- Task to carry out:
Transcribe the entries exactly; images are not part of the copy.

- Supplied records:
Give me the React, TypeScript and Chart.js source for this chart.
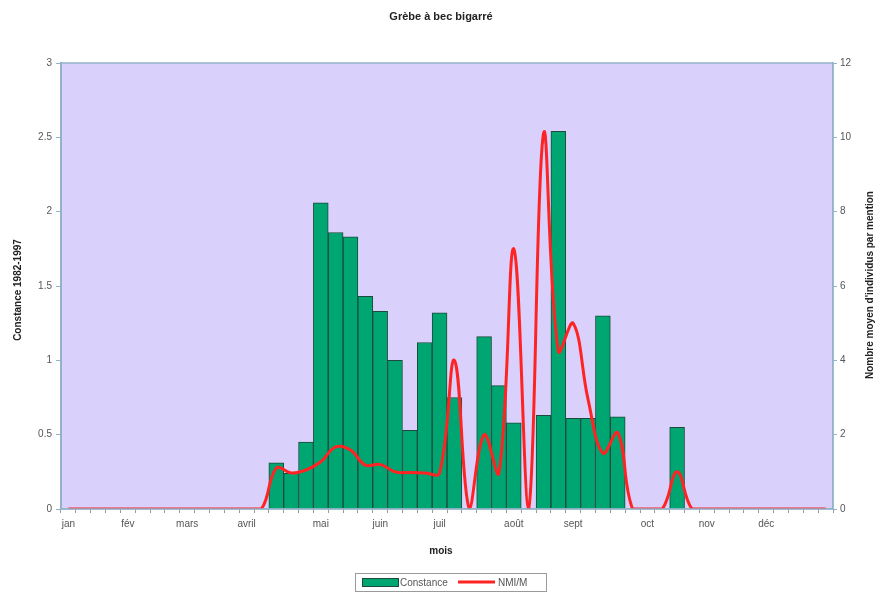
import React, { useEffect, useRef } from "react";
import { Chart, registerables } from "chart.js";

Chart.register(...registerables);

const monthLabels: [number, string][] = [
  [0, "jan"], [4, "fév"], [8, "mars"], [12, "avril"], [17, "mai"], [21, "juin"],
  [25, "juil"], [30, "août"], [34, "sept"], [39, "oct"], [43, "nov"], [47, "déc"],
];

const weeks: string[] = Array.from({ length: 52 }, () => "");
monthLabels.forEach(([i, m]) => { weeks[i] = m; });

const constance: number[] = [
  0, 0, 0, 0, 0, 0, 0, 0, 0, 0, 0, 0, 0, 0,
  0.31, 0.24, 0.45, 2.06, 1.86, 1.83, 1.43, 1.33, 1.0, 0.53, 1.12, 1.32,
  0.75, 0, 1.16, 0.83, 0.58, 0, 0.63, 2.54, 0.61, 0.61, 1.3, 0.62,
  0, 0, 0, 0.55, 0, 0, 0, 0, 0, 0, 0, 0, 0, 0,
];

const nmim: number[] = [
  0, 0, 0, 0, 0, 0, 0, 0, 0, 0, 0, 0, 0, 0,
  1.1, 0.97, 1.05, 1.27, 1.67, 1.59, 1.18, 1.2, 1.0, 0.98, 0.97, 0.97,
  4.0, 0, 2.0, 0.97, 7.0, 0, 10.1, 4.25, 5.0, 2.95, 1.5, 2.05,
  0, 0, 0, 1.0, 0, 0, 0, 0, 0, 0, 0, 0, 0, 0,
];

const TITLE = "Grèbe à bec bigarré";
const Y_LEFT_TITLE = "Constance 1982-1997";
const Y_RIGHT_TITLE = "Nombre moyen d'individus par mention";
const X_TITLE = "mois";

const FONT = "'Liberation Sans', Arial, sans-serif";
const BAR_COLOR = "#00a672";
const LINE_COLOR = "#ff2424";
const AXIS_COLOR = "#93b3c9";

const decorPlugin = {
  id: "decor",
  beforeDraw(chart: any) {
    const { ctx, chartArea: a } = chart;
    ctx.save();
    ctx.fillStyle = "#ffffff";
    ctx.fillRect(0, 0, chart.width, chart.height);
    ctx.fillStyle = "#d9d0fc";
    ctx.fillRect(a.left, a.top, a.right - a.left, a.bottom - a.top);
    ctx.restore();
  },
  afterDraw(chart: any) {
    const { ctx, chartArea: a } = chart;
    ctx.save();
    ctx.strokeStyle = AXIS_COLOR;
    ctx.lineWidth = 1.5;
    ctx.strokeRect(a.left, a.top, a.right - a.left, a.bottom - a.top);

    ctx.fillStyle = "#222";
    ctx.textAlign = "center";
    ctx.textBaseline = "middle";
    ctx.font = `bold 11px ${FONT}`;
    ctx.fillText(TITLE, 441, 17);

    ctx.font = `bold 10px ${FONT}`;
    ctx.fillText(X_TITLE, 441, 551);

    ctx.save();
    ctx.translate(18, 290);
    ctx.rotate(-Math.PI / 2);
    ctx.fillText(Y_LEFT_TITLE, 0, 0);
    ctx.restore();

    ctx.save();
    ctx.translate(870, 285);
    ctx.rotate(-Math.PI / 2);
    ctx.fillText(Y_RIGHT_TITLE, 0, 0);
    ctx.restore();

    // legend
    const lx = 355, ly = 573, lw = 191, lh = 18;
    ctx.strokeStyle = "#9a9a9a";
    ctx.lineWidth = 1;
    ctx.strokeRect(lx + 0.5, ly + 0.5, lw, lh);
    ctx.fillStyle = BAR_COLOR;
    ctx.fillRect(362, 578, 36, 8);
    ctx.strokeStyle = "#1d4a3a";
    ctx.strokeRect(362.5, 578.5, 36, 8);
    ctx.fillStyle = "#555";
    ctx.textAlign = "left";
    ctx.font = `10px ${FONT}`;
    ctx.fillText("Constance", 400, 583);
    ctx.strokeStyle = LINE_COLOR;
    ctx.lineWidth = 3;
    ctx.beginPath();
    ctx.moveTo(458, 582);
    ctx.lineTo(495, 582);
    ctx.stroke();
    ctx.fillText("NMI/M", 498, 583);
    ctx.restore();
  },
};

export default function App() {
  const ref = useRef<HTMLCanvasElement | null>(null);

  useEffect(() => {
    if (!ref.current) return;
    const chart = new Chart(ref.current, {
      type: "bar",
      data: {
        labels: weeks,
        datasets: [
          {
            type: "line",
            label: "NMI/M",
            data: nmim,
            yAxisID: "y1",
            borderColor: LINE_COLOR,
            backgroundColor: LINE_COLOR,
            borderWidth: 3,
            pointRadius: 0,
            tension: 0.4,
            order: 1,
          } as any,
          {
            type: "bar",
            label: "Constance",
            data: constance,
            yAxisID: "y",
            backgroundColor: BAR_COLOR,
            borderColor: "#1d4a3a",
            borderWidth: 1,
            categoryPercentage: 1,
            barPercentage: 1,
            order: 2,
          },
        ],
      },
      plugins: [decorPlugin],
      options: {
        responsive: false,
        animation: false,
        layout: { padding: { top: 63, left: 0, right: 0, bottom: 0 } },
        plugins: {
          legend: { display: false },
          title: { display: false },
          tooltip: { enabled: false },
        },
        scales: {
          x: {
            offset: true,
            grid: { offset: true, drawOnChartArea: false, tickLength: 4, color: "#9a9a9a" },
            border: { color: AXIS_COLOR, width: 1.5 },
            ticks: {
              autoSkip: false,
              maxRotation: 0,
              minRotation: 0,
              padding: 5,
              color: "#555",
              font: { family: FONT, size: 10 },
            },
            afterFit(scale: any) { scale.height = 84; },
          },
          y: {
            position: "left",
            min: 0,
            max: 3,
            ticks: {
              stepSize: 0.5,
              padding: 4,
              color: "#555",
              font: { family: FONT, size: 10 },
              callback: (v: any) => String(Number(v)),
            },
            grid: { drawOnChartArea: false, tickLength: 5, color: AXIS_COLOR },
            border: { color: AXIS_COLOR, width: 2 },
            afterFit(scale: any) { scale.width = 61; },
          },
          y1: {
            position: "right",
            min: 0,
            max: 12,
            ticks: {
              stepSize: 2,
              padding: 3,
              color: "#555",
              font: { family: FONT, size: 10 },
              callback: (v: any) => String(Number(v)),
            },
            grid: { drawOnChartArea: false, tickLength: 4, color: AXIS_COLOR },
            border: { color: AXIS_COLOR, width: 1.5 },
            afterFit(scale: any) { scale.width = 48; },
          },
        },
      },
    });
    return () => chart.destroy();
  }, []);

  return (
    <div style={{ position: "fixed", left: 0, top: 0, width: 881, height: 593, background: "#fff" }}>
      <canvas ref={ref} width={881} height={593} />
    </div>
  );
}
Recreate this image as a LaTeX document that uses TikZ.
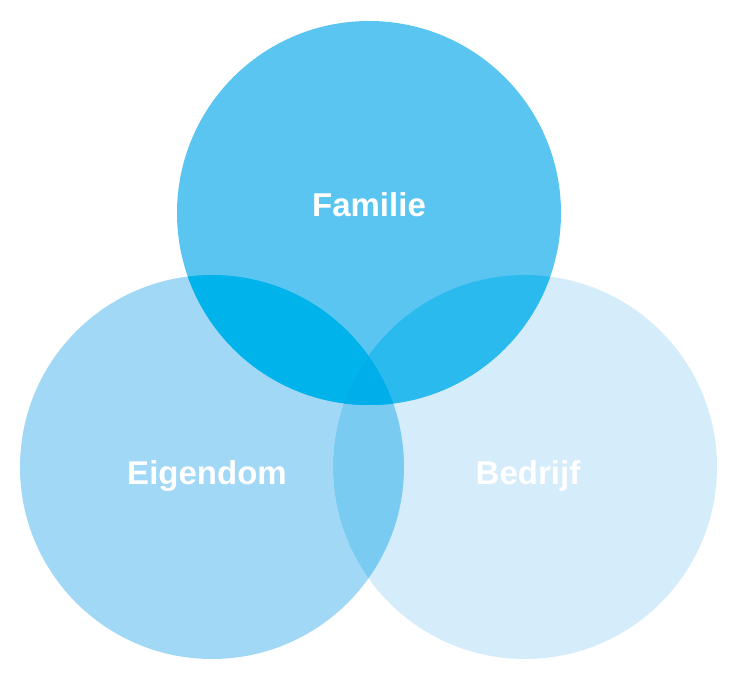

- Task result:
Give me the React, TypeScript and Chart.js source for this chart.
import React, { useEffect, useRef } from "react";
import { Chart, registerables } from "chart.js";

Chart.register(...registerables);

const monthLabels: [number, string][] = [
  [0, "jan"], [4, "fév"], [8, "mars"], [12, "avril"], [17, "mai"], [21, "juin"],
  [25, "juil"], [30, "août"], [34, "sept"], [39, "oct"], [43, "nov"], [47, "déc"],
];

const weeks: string[] = Array.from({ length: 52 }, () => "");
monthLabels.forEach(([i, m]) => { weeks[i] = m; });

const constance: number[] = [
  0, 0, 0, 0, 0, 0, 0, 0, 0, 0, 0, 0, 0, 0,
  0.31, 0.24, 0.45, 2.06, 1.86, 1.83, 1.43, 1.33, 1.0, 0.53, 1.12, 1.32,
  0.75, 0, 1.16, 0.83, 0.58, 0, 0.63, 2.54, 0.61, 0.61, 1.3, 0.62,
  0, 0, 0, 0.55, 0, 0, 0, 0, 0, 0, 0, 0, 0, 0,
];

const nmim: number[] = [
  0, 0, 0, 0, 0, 0, 0, 0, 0, 0, 0, 0, 0, 0,
  1.1, 0.97, 1.05, 1.27, 1.67, 1.59, 1.18, 1.2, 1.0, 0.98, 0.97, 0.97,
  4.0, 0, 2.0, 0.97, 7.0, 0, 10.1, 4.25, 5.0, 2.95, 1.5, 2.05,
  0, 0, 0, 1.0, 0, 0, 0, 0, 0, 0, 0, 0, 0, 0,
];

const TITLE = "Grèbe à bec bigarré";
const Y_LEFT_TITLE = "Constance 1982-1997";
const Y_RIGHT_TITLE = "Nombre moyen d'individus par mention";
const X_TITLE = "mois";

const FONT = "'Liberation Sans', Arial, sans-serif";
const BAR_COLOR = "#00a672";
const LINE_COLOR = "#ff2424";
const AXIS_COLOR = "#93b3c9";

const decorPlugin = {
  id: "decor",
  beforeDraw(chart: any) {
    const { ctx, chartArea: a } = chart;
    ctx.save();
    ctx.fillStyle = "#ffffff";
    ctx.fillRect(0, 0, chart.width, chart.height);
    ctx.fillStyle = "#d9d0fc";
    ctx.fillRect(a.left, a.top, a.right - a.left, a.bottom - a.top);
    ctx.restore();
  },
  afterDraw(chart: any) {
    const { ctx, chartArea: a } = chart;
    ctx.save();
    ctx.strokeStyle = AXIS_COLOR;
    ctx.lineWidth = 1.5;
    ctx.strokeRect(a.left, a.top, a.right - a.left, a.bottom - a.top);

    ctx.fillStyle = "#222";
    ctx.textAlign = "center";
    ctx.textBaseline = "middle";
    ctx.font = `bold 11px ${FONT}`;
    ctx.fillText(TITLE, 441, 17);

    ctx.font = `bold 10px ${FONT}`;
    ctx.fillText(X_TITLE, 441, 551);

    ctx.save();
    ctx.translate(18, 290);
    ctx.rotate(-Math.PI / 2);
    ctx.fillText(Y_LEFT_TITLE, 0, 0);
    ctx.restore();

    ctx.save();
    ctx.translate(870, 285);
    ctx.rotate(-Math.PI / 2);
    ctx.fillText(Y_RIGHT_TITLE, 0, 0);
    ctx.restore();

    // legend
    const lx = 355, ly = 573, lw = 191, lh = 18;
    ctx.strokeStyle = "#9a9a9a";
    ctx.lineWidth = 1;
    ctx.strokeRect(lx + 0.5, ly + 0.5, lw, lh);
    ctx.fillStyle = BAR_COLOR;
    ctx.fillRect(362, 578, 36, 8);
    ctx.strokeStyle = "#1d4a3a";
    ctx.strokeRect(362.5, 578.5, 36, 8);
    ctx.fillStyle = "#555";
    ctx.textAlign = "left";
    ctx.font = `10px ${FONT}`;
    ctx.fillText("Constance", 400, 583);
    ctx.strokeStyle = LINE_COLOR;
    ctx.lineWidth = 3;
    ctx.beginPath();
    ctx.moveTo(458, 582);
    ctx.lineTo(495, 582);
    ctx.stroke();
    ctx.fillText("NMI/M", 498, 583);
    ctx.restore();
  },
};

export default function App() {
  const ref = useRef<HTMLCanvasElement | null>(null);

  useEffect(() => {
    if (!ref.current) return;
    const chart = new Chart(ref.current, {
      type: "bar",
      data: {
        labels: weeks,
        datasets: [
          {
            type: "line",
            label: "NMI/M",
            data: nmim,
            yAxisID: "y1",
            borderColor: LINE_COLOR,
            backgroundColor: LINE_COLOR,
            borderWidth: 3,
            pointRadius: 0,
            tension: 0.4,
            order: 1,
          } as any,
          {
            type: "bar",
            label: "Constance",
            data: constance,
            yAxisID: "y",
            backgroundColor: BAR_COLOR,
            borderColor: "#1d4a3a",
            borderWidth: 1,
            categoryPercentage: 1,
            barPercentage: 1,
            order: 2,
          },
        ],
      },
      plugins: [decorPlugin],
      options: {
        responsive: false,
        animation: false,
        layout: { padding: { top: 63, left: 0, right: 0, bottom: 0 } },
        plugins: {
          legend: { display: false },
          title: { display: false },
          tooltip: { enabled: false },
        },
        scales: {
          x: {
            offset: true,
            grid: { offset: true, drawOnChartArea: false, tickLength: 4, color: "#9a9a9a" },
            border: { color: AXIS_COLOR, width: 1.5 },
            ticks: {
              autoSkip: false,
              maxRotation: 0,
              minRotation: 0,
              padding: 5,
              color: "#555",
              font: { family: FONT, size: 10 },
            },
            afterFit(scale: any) { scale.height = 84; },
          },
          y: {
            position: "left",
            min: 0,
            max: 3,
            ticks: {
              stepSize: 0.5,
              padding: 4,
              color: "#555",
              font: { family: FONT, size: 10 },
              callback: (v: any) => String(Number(v)),
            },
            grid: { drawOnChartArea: false, tickLength: 5, color: AXIS_COLOR },
            border: { color: AXIS_COLOR, width: 2 },
            afterFit(scale: any) { scale.width = 61; },
          },
          y1: {
            position: "right",
            min: 0,
            max: 12,
            ticks: {
              stepSize: 2,
              padding: 3,
              color: "#555",
              font: { family: FONT, size: 10 },
              callback: (v: any) => String(Number(v)),
            },
            grid: { drawOnChartArea: false, tickLength: 4, color: AXIS_COLOR },
            border: { color: AXIS_COLOR, width: 1.5 },
            afterFit(scale: any) { scale.width = 48; },
          },
        },
      },
    });
    return () => chart.destroy();
  }, []);

  return (
    <div style={{ position: "fixed", left: 0, top: 0, width: 881, height: 593, background: "#fff" }}>
      <canvas ref={ref} width={881} height={593} />
    </div>
  );
}
Recreate this image as a LaTeX document that uses TikZ.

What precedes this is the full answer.